INFORMATION SHOWN

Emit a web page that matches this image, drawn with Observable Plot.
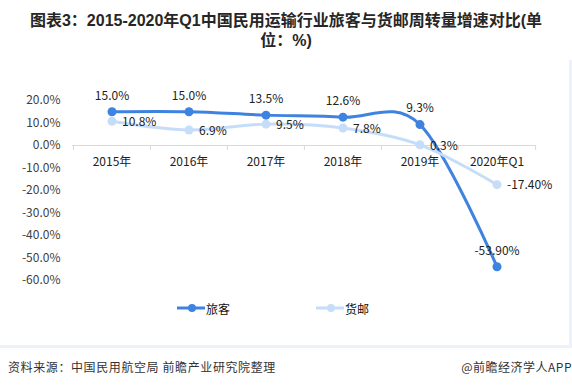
<!DOCTYPE html>
<html><head><meta charset="utf-8">
<script src="https://cdn.jsdelivr.net/npm/d3@7"></script>
<script src="https://cdn.jsdelivr.net/npm/@observablehq/plot@0.6"></script>
<style>
body{margin:0;background:#fff;}
#wrap{position:relative;width:572px;height:388px;overflow:hidden;font-family:"Noto Sans CJK SC","Noto Sans",sans-serif;}
#title{position:absolute;top:11px;left:0;width:572px;text-align:center;font-family:"Liberation Sans","Noto Sans CJK SC",sans-serif;font-weight:bold;font-size:16px;line-height:20px;color:#262626;}
#chart{position:absolute;top:50px;left:0;}
#legend{position:absolute;top:300px;left:0;width:572px;height:16px;font-size:12px;color:#111;}
.lg{position:absolute;top:0;display:flex;align-items:center;height:16px;}
#sep{position:absolute;top:345px;left:0;width:572px;height:3px;background:#edf2fa;}
#rb{position:absolute;top:60px;left:569px;width:3px;height:288px;background:#edf2fa;}
#src{position:absolute;top:358px;left:8px;font-size:12px;letter-spacing:0.6px;color:#333;}
#app{position:absolute;top:358px;right:0;font-size:12px;letter-spacing:0.5px;color:#333;}
</style></head>
<body><div id="wrap">
<div id="title">图表3：2015-2020年Q1中国民用运输行业旅客与货邮周转量增速对比(单<br>位：%)</div>
<div id="chart"></div>
<div id="rb"></div>
<div id="sep"></div>
<div id="legend"></div>
<div id="src">资料来源：中国民用航空局 前瞻产业研究院整理</div>
<div id="app">@前瞻经济学人APP</div>
</div>
<script>
const categories = ["2015年","2016年","2017年","2018年","2019年","2020年Q1"];
const passenger = [15.0, 15.0, 13.5, 12.6, 9.3, -53.9];
const passengerLabels = ["15.0%","15.0%","13.5%","12.6%","9.3%","-53.90%"];
const cargo = [10.8, 6.9, 9.5, 7.8, 0.3, -17.4];
const cargoLabels = ["10.8%","6.9%","9.5%","7.8%","0.3%","-17.40%"];
const yTicks = [20,10,0,-10,-20,-30,-40,-50,-60];
const seriesNames = ["旅客","货邮"];
const colors = ["#3f83e0","#c6ddf9"];

const pData = categories.map((c,i)=>({cat:c, v:passenger[i], label:passengerLabels[i]}));
const cData = categories.map((c,i)=>({cat:c, v:cargo[i], label:cargoLabels[i]}));

const W = 572, mL = 72, mR = 37;
const step = (W - mL - mR) / categories.length;

const chart = Plot.plot({
  width: W, height: 250,
  marginTop: 50, marginBottom: 20, marginLeft: mL, marginRight: mR,
  style: {fontFamily: '"Noto Sans CJK SC","Noto Sans",sans-serif', fontSize: "12px", color: "#404040", background: "transparent"},
  x: {type: "band", domain: categories, padding: 0, axis: null},
  y: {domain: [-60, 20], ticks: yTicks, tickFormat: d => d.toFixed(1) + "%", tickSize: 0, tickPadding: 12, label: null},
  marks: [
    Plot.axisY({ticks: yTicks, tickFormat: d => d.toFixed(1) + "%", tickSize: 0, tickPadding: 12, label: null, fontSize: 12}),
    Plot.ruleY([0], {stroke: "#d9d9d9", strokeWidth: 1}),
    Plot.ruleX(categories, {x: d => d, y1: 0, y2: 0, insetBottom: -5, dx: -step/2, stroke: "#d9d9d9"}),
    Plot.ruleX([categories[categories.length-1]], {x: d => d, y1: 0, y2: 0, insetBottom: -5, dx: step/2, stroke: "#d9d9d9"}),
    Plot.text(categories, {x: d => d, y: 0, dy: 17, text: d => d, fill: "#222", fontSize: 12}),
    Plot.line(pData, {x: "cat", y: "v", stroke: colors[0], strokeWidth: 3, curve: "cardinal"}),
    Plot.dot(pData, {x: "cat", y: "v", fill: colors[0], r: 4.5}),
    Plot.line(cData, {x: "cat", y: "v", stroke: colors[1], strokeWidth: 3, curve: "cardinal"}),
    Plot.dot(cData, {x: "cat", y: "v", fill: colors[1], r: 4.5}),
    Plot.text(pData, {x: "cat", y: "v", text: "label", dy: -16, fill: "#222", fontSize: 12}),
    Plot.text(cData, {x: "cat", y: "v", text: "label", dx: 10, dy: 1, textAnchor: "start", fill: "#222", fontSize: 12})
  ]
});
document.getElementById("chart").appendChild(chart);

// legend
const lg = document.getElementById("legend");
const lx = [177, 316];
seriesNames.forEach((n,i)=>{
  const d = document.createElement("div");
  d.className = "lg";
  d.style.left = lx[i] + "px";
  d.innerHTML = `<svg width="28" height="16"><line x1="0" y1="8" x2="28" y2="8" stroke="${colors[i]}" stroke-width="3"/><circle cx="15" cy="8" r="4" fill="${colors[i]}"/></svg><span style="margin-left:1px">${n}</span>`;
  lg.appendChild(d);
});
</script>
</body></html>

GIVEN REQUEST
Copy out the whole listing exactly, and don't carry over any pictures.

EXPECTED ANSWER
Emit a web page that matches this image, drawn with Observable Plot.
<!DOCTYPE html>
<html><head><meta charset="utf-8">
<script src="https://cdn.jsdelivr.net/npm/d3@7"></script>
<script src="https://cdn.jsdelivr.net/npm/@observablehq/plot@0.6"></script>
<style>
body{margin:0;background:#fff;}
#wrap{position:relative;width:572px;height:388px;overflow:hidden;font-family:"Noto Sans CJK SC","Noto Sans",sans-serif;}
#title{position:absolute;top:11px;left:0;width:572px;text-align:center;font-family:"Liberation Sans","Noto Sans CJK SC",sans-serif;font-weight:bold;font-size:16px;line-height:20px;color:#262626;}
#chart{position:absolute;top:50px;left:0;}
#legend{position:absolute;top:300px;left:0;width:572px;height:16px;font-size:12px;color:#111;}
.lg{position:absolute;top:0;display:flex;align-items:center;height:16px;}
#sep{position:absolute;top:345px;left:0;width:572px;height:3px;background:#edf2fa;}
#rb{position:absolute;top:60px;left:569px;width:3px;height:288px;background:#edf2fa;}
#src{position:absolute;top:358px;left:8px;font-size:12px;letter-spacing:0.6px;color:#333;}
#app{position:absolute;top:358px;right:0;font-size:12px;letter-spacing:0.5px;color:#333;}
</style></head>
<body><div id="wrap">
<div id="title">图表3：2015-2020年Q1中国民用运输行业旅客与货邮周转量增速对比(单<br>位：%)</div>
<div id="chart"></div>
<div id="rb"></div>
<div id="sep"></div>
<div id="legend"></div>
<div id="src">资料来源：中国民用航空局 前瞻产业研究院整理</div>
<div id="app">@前瞻经济学人APP</div>
</div>
<script>
const categories = ["2015年","2016年","2017年","2018年","2019年","2020年Q1"];
const passenger = [15.0, 15.0, 13.5, 12.6, 9.3, -53.9];
const passengerLabels = ["15.0%","15.0%","13.5%","12.6%","9.3%","-53.90%"];
const cargo = [10.8, 6.9, 9.5, 7.8, 0.3, -17.4];
const cargoLabels = ["10.8%","6.9%","9.5%","7.8%","0.3%","-17.40%"];
const yTicks = [20,10,0,-10,-20,-30,-40,-50,-60];
const seriesNames = ["旅客","货邮"];
const colors = ["#3f83e0","#c6ddf9"];

const pData = categories.map((c,i)=>({cat:c, v:passenger[i], label:passengerLabels[i]}));
const cData = categories.map((c,i)=>({cat:c, v:cargo[i], label:cargoLabels[i]}));

const W = 572, mL = 72, mR = 37;
const step = (W - mL - mR) / categories.length;

const chart = Plot.plot({
  width: W, height: 250,
  marginTop: 50, marginBottom: 20, marginLeft: mL, marginRight: mR,
  style: {fontFamily: '"Noto Sans CJK SC","Noto Sans",sans-serif', fontSize: "12px", color: "#404040", background: "transparent"},
  x: {type: "band", domain: categories, padding: 0, axis: null},
  y: {domain: [-60, 20], ticks: yTicks, tickFormat: d => d.toFixed(1) + "%", tickSize: 0, tickPadding: 12, label: null},
  marks: [
    Plot.axisY({ticks: yTicks, tickFormat: d => d.toFixed(1) + "%", tickSize: 0, tickPadding: 12, label: null, fontSize: 12}),
    Plot.ruleY([0], {stroke: "#d9d9d9", strokeWidth: 1}),
    Plot.ruleX(categories, {x: d => d, y1: 0, y2: 0, insetBottom: -5, dx: -step/2, stroke: "#d9d9d9"}),
    Plot.ruleX([categories[categories.length-1]], {x: d => d, y1: 0, y2: 0, insetBottom: -5, dx: step/2, stroke: "#d9d9d9"}),
    Plot.text(categories, {x: d => d, y: 0, dy: 17, text: d => d, fill: "#222", fontSize: 12}),
    Plot.line(pData, {x: "cat", y: "v", stroke: colors[0], strokeWidth: 3, curve: "cardinal"}),
    Plot.dot(pData, {x: "cat", y: "v", fill: colors[0], r: 4.5}),
    Plot.line(cData, {x: "cat", y: "v", stroke: colors[1], strokeWidth: 3, curve: "cardinal"}),
    Plot.dot(cData, {x: "cat", y: "v", fill: colors[1], r: 4.5}),
    Plot.text(pData, {x: "cat", y: "v", text: "label", dy: -16, fill: "#222", fontSize: 12}),
    Plot.text(cData, {x: "cat", y: "v", text: "label", dx: 10, dy: 1, textAnchor: "start", fill: "#222", fontSize: 12})
  ]
});
document.getElementById("chart").appendChild(chart);

// legend
const lg = document.getElementById("legend");
const lx = [177, 316];
seriesNames.forEach((n,i)=>{
  const d = document.createElement("div");
  d.className = "lg";
  d.style.left = lx[i] + "px";
  d.innerHTML = `<svg width="28" height="16"><line x1="0" y1="8" x2="28" y2="8" stroke="${colors[i]}" stroke-width="3"/><circle cx="15" cy="8" r="4" fill="${colors[i]}"/></svg><span style="margin-left:1px">${n}</span>`;
  lg.appendChild(d);
});
</script>
</body></html>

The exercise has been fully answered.